== Data section ==

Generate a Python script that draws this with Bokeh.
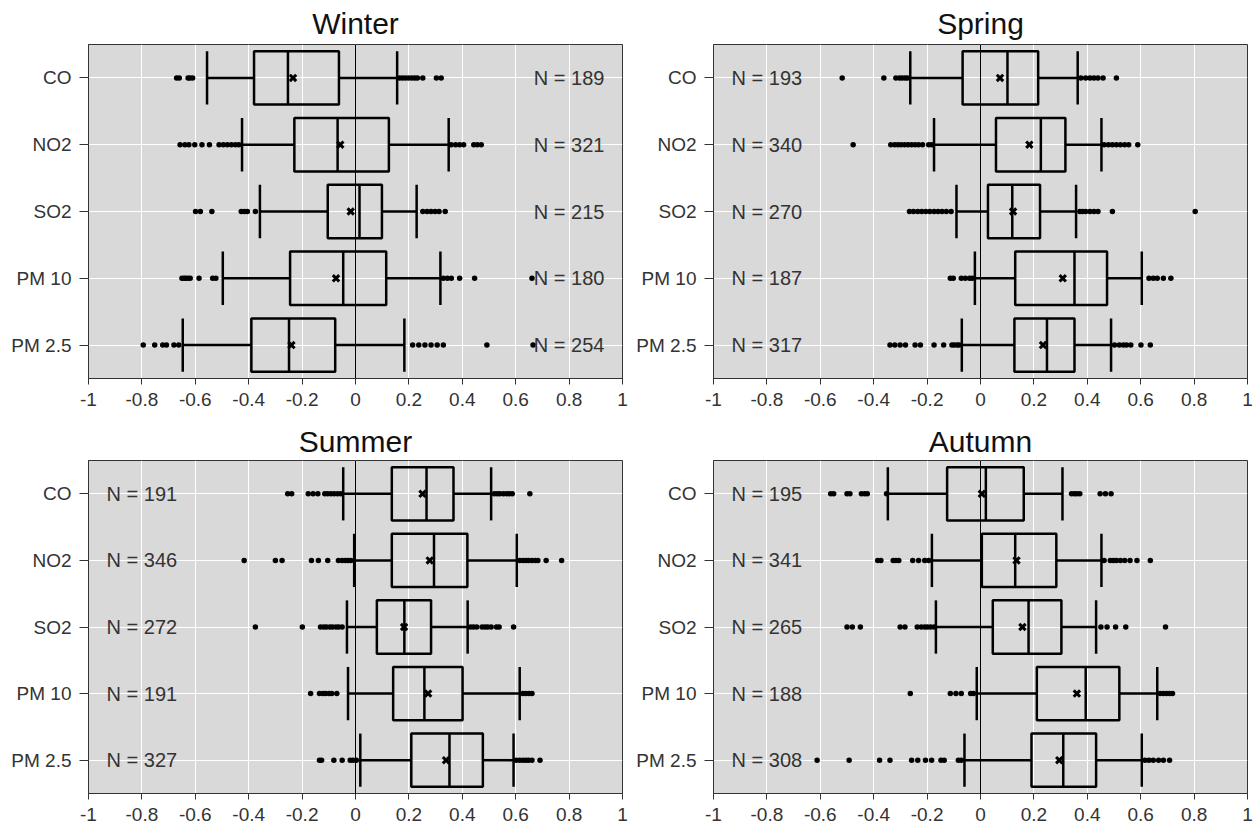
from bokeh.plotting import figure
from bokeh.layouts import gridplot
from bokeh.models import Range1d, FixedTicker, NumeralTickFormatter, Span
from bokeh.embed import file_html
from bokeh.resources import INLINE
from bokeh.core.properties import value

FONT = "Liberation Sans"

pollutants = ["CO", "NO2", "SO2", "PM 10", "PM 2.5"]
x_ticks = [-1, -0.8, -0.6, -0.4, -0.2, 0, 0.2, 0.4, 0.6, 0.8, 1]

# ---- Winter ----
winter_lo = [-0.556, -0.425, -0.358, -0.497, -0.647]
winter_q1 = [-0.380, -0.229, -0.104, -0.245, -0.390]
winter_med = [-0.253, -0.067, 0.015, -0.046, -0.249]
winter_q3 = [-0.062, 0.125, 0.099, 0.115, -0.076]
winter_hi = [0.156, 0.349, 0.229, 0.318, 0.183]
winter_mean = [-0.234, -0.057, -0.018, -0.073, -0.240]
winter_n = [189, 321, 215, 180, 254]
winter_out = [
    [-0.67, -0.66, -0.627, -0.62, -0.61, 0.165, 0.176, 0.187, 0.199, 0.211, 0.222, 0.232, 0.252, 0.303, 0.321],
    [-0.657, -0.639, -0.624, -0.602, -0.575, -0.547, -0.511, -0.495, -0.480, -0.465, -0.450, -0.437,
     0.358, 0.375, 0.390, 0.405, 0.443, 0.456, 0.471],
    [-0.599, -0.581, -0.538, -0.428, -0.416, -0.405, -0.375, 0.252, 0.268, 0.283, 0.298, 0.313, 0.336],
    [-0.650, -0.642, -0.635, -0.627, -0.619, -0.586, -0.535, -0.523, 0.329, 0.344, 0.359, 0.390, 0.446, 0.661],
    [-0.795, -0.752, -0.722, -0.708, -0.680, -0.662, 0.214, 0.237, 0.260, 0.283, 0.306, 0.329, 0.492, 0.665],
]

# ---- Spring ----
spring_lo = [-0.263, -0.174, -0.090, -0.021, -0.070]
spring_q1 = [-0.067, 0.058, 0.028, 0.130, 0.127]
spring_med = [0.101, 0.226, 0.119, 0.352, 0.249]
spring_q3 = [0.216, 0.318, 0.223, 0.474, 0.352]
spring_hi = [0.364, 0.453, 0.358, 0.604, 0.489]
spring_mean = [0.073, 0.183, 0.122, 0.308, 0.234]
spring_n = [193, 340, 270, 187, 317]
spring_out = [
    [-0.518, -0.362, -0.317, -0.304, -0.294, -0.283, -0.274, 0.376, 0.394, 0.410, 0.425, 0.440, 0.459, 0.509],
    [-0.477, -0.336, -0.321, -0.309, -0.297, -0.284, -0.271, -0.258, -0.245, -0.232, -0.217, -0.194, -0.183,
     0.463, 0.479, 0.494, 0.509, 0.524, 0.540, 0.555, 0.589],
    [-0.266, -0.251, -0.235, -0.220, -0.205, -0.190, -0.174, -0.159, -0.144, -0.128, -0.110,
     0.372, 0.382, 0.394, 0.410, 0.425, 0.440, 0.494, 0.804],
    [-0.113, -0.102, -0.072, -0.057, -0.041, -0.031, 0.631, 0.647, 0.662, 0.685, 0.713],
    [-0.339, -0.321, -0.301, -0.281, -0.245, -0.225, -0.174, -0.138, -0.107, -0.098, -0.087, -0.080,
     0.502, 0.520, 0.535, 0.547, 0.563, 0.601, 0.636],
]

# ---- Summer ----
summer_lo = [-0.046, -0.005, -0.032, -0.028, 0.018]
summer_q1 = [0.136, 0.136, 0.080, 0.141, 0.209]
summer_med = [0.266, 0.294, 0.183, 0.258, 0.352]
summer_q3 = [0.367, 0.419, 0.283, 0.401, 0.477]
summer_hi = [0.508, 0.604, 0.420, 0.615, 0.592]
summer_mean = [0.251, 0.278, 0.182, 0.272, 0.339]
summer_n = [191, 346, 272, 191, 327]
summer_out = [
    [-0.254, -0.239, -0.177, -0.159, -0.141, -0.115, -0.104, -0.092, -0.080, -0.067, -0.055,
     0.520, 0.531, 0.541, 0.554, 0.566, 0.576, 0.587, 0.653],
    [-0.417, -0.300, -0.275, -0.165, -0.139, -0.104, -0.064, -0.050, -0.038, -0.028, -0.017,
     0.615, 0.627, 0.638, 0.648, 0.661, 0.673, 0.683, 0.714, 0.772],
    [-0.375, -0.199, -0.131, -0.119, -0.109, -0.096, -0.086, -0.073, -0.063, -0.050,
     0.431, 0.442, 0.454, 0.474, 0.485, 0.495, 0.508, 0.528, 0.538, 0.592],
    [-0.168, -0.135, -0.122, -0.112, -0.099, -0.089, -0.070, 0.627, 0.638, 0.650, 0.661],
    [-0.135, -0.127, -0.081, -0.050, -0.020, -0.009, 0.003, 0.602, 0.615, 0.627, 0.638, 0.648, 0.661, 0.691],
]

# ---- Autumn ----
autumn_lo = [-0.347, -0.182, -0.167, -0.014, -0.060]
autumn_q1 = [-0.125, 0.005, 0.046, 0.211, 0.191]
autumn_med = [0.020, 0.130, 0.180, 0.394, 0.310]
autumn_q3 = [0.162, 0.284, 0.303, 0.520, 0.433]
autumn_hi = [0.307, 0.453, 0.433, 0.662, 0.604]
autumn_mean = [0.005, 0.135, 0.157, 0.361, 0.295]
autumn_n = [195, 341, 265, 188, 308]
autumn_out = [
    [-0.561, -0.550, -0.500, -0.489, -0.446, -0.434, -0.424, -0.352, 0.341, 0.352, 0.361, 0.372, 0.448, 0.468, 0.489],
    [-0.385, -0.373, -0.327, -0.317, -0.306, -0.254, -0.232, -0.209, -0.194,
     0.463, 0.486, 0.498, 0.509, 0.524, 0.540, 0.560, 0.586, 0.636],
    [-0.500, -0.480, -0.450, -0.301, -0.283, -0.237, -0.222, -0.209, -0.199, -0.187, -0.174,
     0.451, 0.474, 0.506, 0.544, 0.693],
    [-0.263, -0.113, -0.092, -0.072, -0.037, -0.026, 0.673, 0.685, 0.697, 0.708, 0.719],
    [-0.612, -0.492, -0.378, -0.339, -0.258, -0.235, -0.206, -0.183, -0.148, -0.136, -0.083, -0.072,
     0.616, 0.631, 0.647, 0.667, 0.685, 0.708],
]

LINE_W = 2.5


def season_panel(title, lo, q1, med, q3, hi, mean, counts, outliers, n_x,
                 borders, frame_h, title_standoff):
    left, right, top, bottom = borders
    p = figure(
        title=title,
        y_range=list(reversed(pollutants)),
        x_range=Range1d(-1, 1),
        frame_width=534,
        frame_height=frame_h,
        min_border_left=left, min_border_right=right,
        min_border_top=top, min_border_bottom=bottom,
        output_backend="svg", toolbar_location=None,
        background_fill_color="#d9d9d9", border_fill_color="white",
        outline_line_color="#333333", outline_line_width=1,
    )
    p.title.align = "center"
    p.title.text_font = FONT
    p.title.text_font_size = "30px"
    p.title.text_font_style = "normal"
    p.title.text_color = "#111111"
    p.title.standoff = title_standoff

    p.xgrid.ticker = FixedTicker(ticks=x_ticks)
    p.xgrid.grid_line_color = "white"
    p.xgrid.grid_line_width = 1
    p.ygrid.grid_line_color = "white"
    p.ygrid.grid_line_width = 1

    p.xaxis.ticker = FixedTicker(ticks=x_ticks)
    p.xaxis.formatter = NumeralTickFormatter(format="0.[0]")
    for ax, tick_out, standoff in ((p.xaxis, 6, 8), (p.yaxis, 9, 8)):
        ax.axis_line_color = "#333333"
        ax.major_tick_line_color = "#333333"
        ax.major_tick_out = tick_out
        ax.major_tick_in = 0
        ax.minor_tick_line_color = None
        ax.major_label_standoff = standoff
        ax.major_label_text_font = FONT
        ax.major_label_text_font_size = "19px"
        ax.major_label_text_color = "#333333"

    # reference line at zero
    p.add_layout(Span(location=0, dimension="height", line_color="black", line_width=1))

    # whiskers
    p.segment(x0=lo, y0=pollutants, x1=q1, y1=pollutants, line_color="black", line_width=LINE_W)
    p.segment(x0=q3, y0=pollutants, x1=hi, y1=pollutants, line_color="black", line_width=LINE_W)
    p.rect(x=lo, y=pollutants, width=LINE_W, width_units="screen", height=0.8,
           fill_color="black", line_color=None)
    p.rect(x=hi, y=pollutants, width=LINE_W, width_units="screen", height=0.8,
           fill_color="black", line_color=None)

    # boxes and medians
    p.hbar(y=pollutants, left=q1, right=q3, height=0.8,
           fill_color=None, line_color="black", line_width=LINE_W)
    p.rect(x=med, y=pollutants, width=LINE_W, width_units="screen", height=0.8,
           fill_color="black", line_color=None)

    # outliers
    ox, oy = [], []
    for name, vals in zip(pollutants, outliers):
        ox.extend(vals)
        oy.extend([name] * len(vals))
    p.scatter(x=ox, y=oy, marker="circle", size=5.5, fill_color="black", line_color=None)

    # means
    p.scatter(x=mean, y=pollutants, marker="x", size=9, line_color="black", line_width=3)

    # sample sizes
    p.text(x=[n_x] * len(pollutants), y=pollutants, text=[f"N = {c}" for c in counts],
           text_align="center", text_baseline="middle",
           text_font=value(FONT), text_font_size="20px", text_color="#333333")
    return p


p_winter = season_panel("Winter", winter_lo, winter_q1, winter_med, winter_q3, winter_hi,
                        winter_mean, winter_n, winter_out, 0.8,
                        (88, 8, 43, 39), 334, 9)
p_spring = season_panel("Spring", spring_lo, spring_q1, spring_med, spring_q3, spring_hi,
                        spring_mean, spring_n, spring_out, -0.8,
                        (83, 10, 43, 39), 334, 9)
p_summer = season_panel("Summer", summer_lo, summer_q1, summer_med, summer_q3, summer_hi,
                        summer_mean, summer_n, summer_out, -0.8,
                        (88, 8, 43, 36), 333, 6)
p_autumn = season_panel("Autumn", autumn_lo, autumn_q1, autumn_med, autumn_q3, autumn_hi,
                        autumn_mean, autumn_n, autumn_out, -0.8,
                        (83, 10, 43, 36), 333, 6)

layout = gridplot([[p_winter, p_spring], [p_summer, p_autumn]], toolbar_location=None)

with open("out.html", "w") as f:
    f.write(file_html(layout, INLINE))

== Exercise details ==
Reproduce the material above from its first line through the line containing "0.6, 0.8, 1]", both ends included, and skip every picture.

== Answer ==
Generate a Python script that draws this with Bokeh.
from bokeh.plotting import figure
from bokeh.layouts import gridplot
from bokeh.models import Range1d, FixedTicker, NumeralTickFormatter, Span
from bokeh.embed import file_html
from bokeh.resources import INLINE
from bokeh.core.properties import value

FONT = "Liberation Sans"

pollutants = ["CO", "NO2", "SO2", "PM 10", "PM 2.5"]
x_ticks = [-1, -0.8, -0.6, -0.4, -0.2, 0, 0.2, 0.4, 0.6, 0.8, 1]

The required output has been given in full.